---------- Record extracts ----------
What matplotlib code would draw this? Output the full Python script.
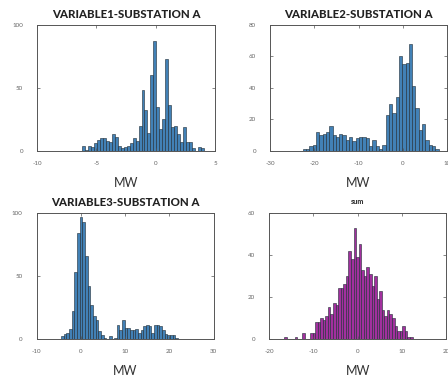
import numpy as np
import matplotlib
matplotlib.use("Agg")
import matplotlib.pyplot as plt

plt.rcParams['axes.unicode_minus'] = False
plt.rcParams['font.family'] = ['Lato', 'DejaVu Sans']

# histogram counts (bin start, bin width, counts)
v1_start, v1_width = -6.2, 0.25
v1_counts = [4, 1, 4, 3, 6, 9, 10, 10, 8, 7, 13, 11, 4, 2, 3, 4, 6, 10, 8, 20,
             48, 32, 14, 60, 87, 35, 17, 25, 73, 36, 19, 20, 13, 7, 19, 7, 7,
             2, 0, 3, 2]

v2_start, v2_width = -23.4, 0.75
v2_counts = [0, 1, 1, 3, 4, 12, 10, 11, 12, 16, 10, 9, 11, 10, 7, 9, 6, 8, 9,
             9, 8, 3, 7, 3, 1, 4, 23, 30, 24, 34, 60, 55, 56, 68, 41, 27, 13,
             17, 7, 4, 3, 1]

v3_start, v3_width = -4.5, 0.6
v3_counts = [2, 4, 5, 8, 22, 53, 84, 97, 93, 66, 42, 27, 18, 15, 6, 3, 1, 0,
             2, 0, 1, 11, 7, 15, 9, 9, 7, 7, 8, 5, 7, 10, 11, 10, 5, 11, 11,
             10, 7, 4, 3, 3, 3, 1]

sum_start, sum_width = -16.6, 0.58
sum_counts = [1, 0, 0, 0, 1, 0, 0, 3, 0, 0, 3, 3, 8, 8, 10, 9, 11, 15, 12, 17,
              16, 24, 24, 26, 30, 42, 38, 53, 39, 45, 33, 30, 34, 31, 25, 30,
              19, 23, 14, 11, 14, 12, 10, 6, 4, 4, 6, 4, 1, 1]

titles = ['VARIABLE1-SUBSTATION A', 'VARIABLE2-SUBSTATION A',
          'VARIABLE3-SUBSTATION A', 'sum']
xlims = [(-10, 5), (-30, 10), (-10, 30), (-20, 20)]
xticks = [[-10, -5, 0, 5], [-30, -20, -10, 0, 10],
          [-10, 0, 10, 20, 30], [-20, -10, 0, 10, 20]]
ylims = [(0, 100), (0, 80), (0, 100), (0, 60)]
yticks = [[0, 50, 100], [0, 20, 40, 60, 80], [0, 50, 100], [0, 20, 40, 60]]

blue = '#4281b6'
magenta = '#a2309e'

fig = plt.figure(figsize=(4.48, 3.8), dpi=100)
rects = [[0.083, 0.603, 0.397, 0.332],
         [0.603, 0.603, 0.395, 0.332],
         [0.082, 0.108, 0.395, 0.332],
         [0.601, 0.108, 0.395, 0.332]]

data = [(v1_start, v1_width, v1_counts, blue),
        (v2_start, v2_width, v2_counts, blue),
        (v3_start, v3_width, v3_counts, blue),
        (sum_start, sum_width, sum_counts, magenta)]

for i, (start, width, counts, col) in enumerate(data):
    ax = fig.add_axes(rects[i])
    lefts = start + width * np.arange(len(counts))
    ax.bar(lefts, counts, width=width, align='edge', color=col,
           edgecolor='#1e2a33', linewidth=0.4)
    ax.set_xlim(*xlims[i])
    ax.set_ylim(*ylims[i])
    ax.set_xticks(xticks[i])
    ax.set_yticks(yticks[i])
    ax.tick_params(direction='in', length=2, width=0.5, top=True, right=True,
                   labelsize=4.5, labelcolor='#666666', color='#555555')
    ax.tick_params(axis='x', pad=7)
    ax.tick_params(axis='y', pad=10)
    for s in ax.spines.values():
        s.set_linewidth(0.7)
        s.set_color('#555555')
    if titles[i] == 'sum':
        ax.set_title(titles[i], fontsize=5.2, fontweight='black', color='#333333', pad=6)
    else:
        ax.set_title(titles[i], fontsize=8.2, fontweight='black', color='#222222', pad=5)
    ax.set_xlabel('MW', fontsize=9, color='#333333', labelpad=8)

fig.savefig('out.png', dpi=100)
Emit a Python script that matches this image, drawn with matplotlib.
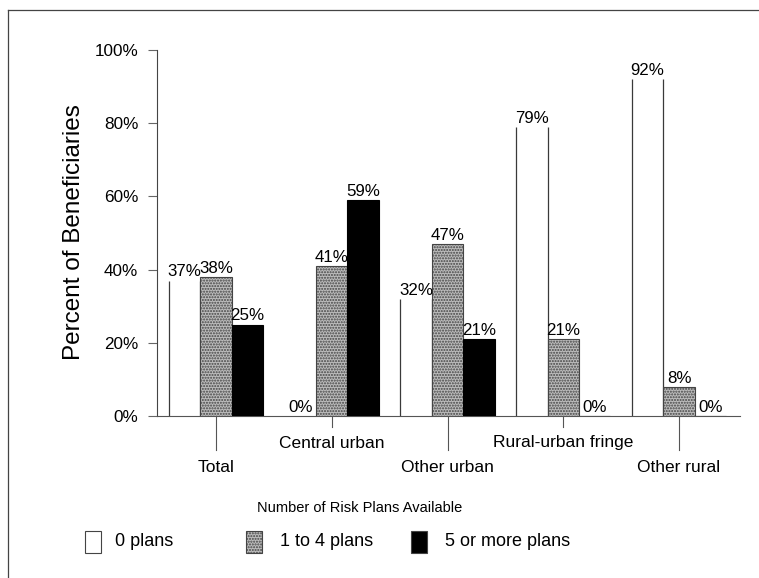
----------
**Given task:**
Drop the pictures and reproduce the rest of the entries above exactly.

**Result of the exercise:**
What matplotlib code would draw this? Output the full Python script.
import numpy as np
import matplotlib
matplotlib.use("Agg")
import matplotlib.pyplot as plt

plt.rcParams['axes.unicode_minus'] = False
plt.rcParams['font.family'] = ['Lato', 'DejaVu Sans']

# histogram counts (bin start, bin width, counts)
v1_start, v1_width = -6.2, 0.25
v1_counts = [4, 1, 4, 3, 6, 9, 10, 10, 8, 7, 13, 11, 4, 2, 3, 4, 6, 10, 8, 20,
             48, 32, 14, 60, 87, 35, 17, 25, 73, 36, 19, 20, 13, 7, 19, 7, 7,
             2, 0, 3, 2]

v2_start, v2_width = -23.4, 0.75
v2_counts = [0, 1, 1, 3, 4, 12, 10, 11, 12, 16, 10, 9, 11, 10, 7, 9, 6, 8, 9,
             9, 8, 3, 7, 3, 1, 4, 23, 30, 24, 34, 60, 55, 56, 68, 41, 27, 13,
             17, 7, 4, 3, 1]

v3_start, v3_width = -4.5, 0.6
v3_counts = [2, 4, 5, 8, 22, 53, 84, 97, 93, 66, 42, 27, 18, 15, 6, 3, 1, 0,
             2, 0, 1, 11, 7, 15, 9, 9, 7, 7, 8, 5, 7, 10, 11, 10, 5, 11, 11,
             10, 7, 4, 3, 3, 3, 1]

sum_start, sum_width = -16.6, 0.58
sum_counts = [1, 0, 0, 0, 1, 0, 0, 3, 0, 0, 3, 3, 8, 8, 10, 9, 11, 15, 12, 17,
              16, 24, 24, 26, 30, 42, 38, 53, 39, 45, 33, 30, 34, 31, 25, 30,
              19, 23, 14, 11, 14, 12, 10, 6, 4, 4, 6, 4, 1, 1]

titles = ['VARIABLE1-SUBSTATION A', 'VARIABLE2-SUBSTATION A',
          'VARIABLE3-SUBSTATION A', 'sum']
xlims = [(-10, 5), (-30, 10), (-10, 30), (-20, 20)]
xticks = [[-10, -5, 0, 5], [-30, -20, -10, 0, 10],
          [-10, 0, 10, 20, 30], [-20, -10, 0, 10, 20]]
ylims = [(0, 100), (0, 80), (0, 100), (0, 60)]
yticks = [[0, 50, 100], [0, 20, 40, 60, 80], [0, 50, 100], [0, 20, 40, 60]]

blue = '#4281b6'
magenta = '#a2309e'

fig = plt.figure(figsize=(4.48, 3.8), dpi=100)
rects = [[0.083, 0.603, 0.397, 0.332],
         [0.603, 0.603, 0.395, 0.332],
         [0.082, 0.108, 0.395, 0.332],
         [0.601, 0.108, 0.395, 0.332]]

data = [(v1_start, v1_width, v1_counts, blue),
        (v2_start, v2_width, v2_counts, blue),
        (v3_start, v3_width, v3_counts, blue),
        (sum_start, sum_width, sum_counts, magenta)]

for i, (start, width, counts, col) in enumerate(data):
    ax = fig.add_axes(rects[i])
    lefts = start + width * np.arange(len(counts))
    ax.bar(lefts, counts, width=width, align='edge', color=col,
           edgecolor='#1e2a33', linewidth=0.4)
    ax.set_xlim(*xlims[i])
    ax.set_ylim(*ylims[i])
    ax.set_xticks(xticks[i])
    ax.set_yticks(yticks[i])
    ax.tick_params(direction='in', length=2, width=0.5, top=True, right=True,
                   labelsize=4.5, labelcolor='#666666', color='#555555')
    ax.tick_params(axis='x', pad=7)
    ax.tick_params(axis='y', pad=10)
    for s in ax.spines.values():
        s.set_linewidth(0.7)
        s.set_color('#555555')
    if titles[i] == 'sum':
        ax.set_title(titles[i], fontsize=5.2, fontweight='black', color='#333333', pad=6)
    else:
        ax.set_title(titles[i], fontsize=8.2, fontweight='black', color='#222222', pad=5)
    ax.set_xlabel('MW', fontsize=9, color='#333333', labelpad=8)

fig.savefig('out.png', dpi=100)
Emit a Python script that matches this image, drawn with matplotlib.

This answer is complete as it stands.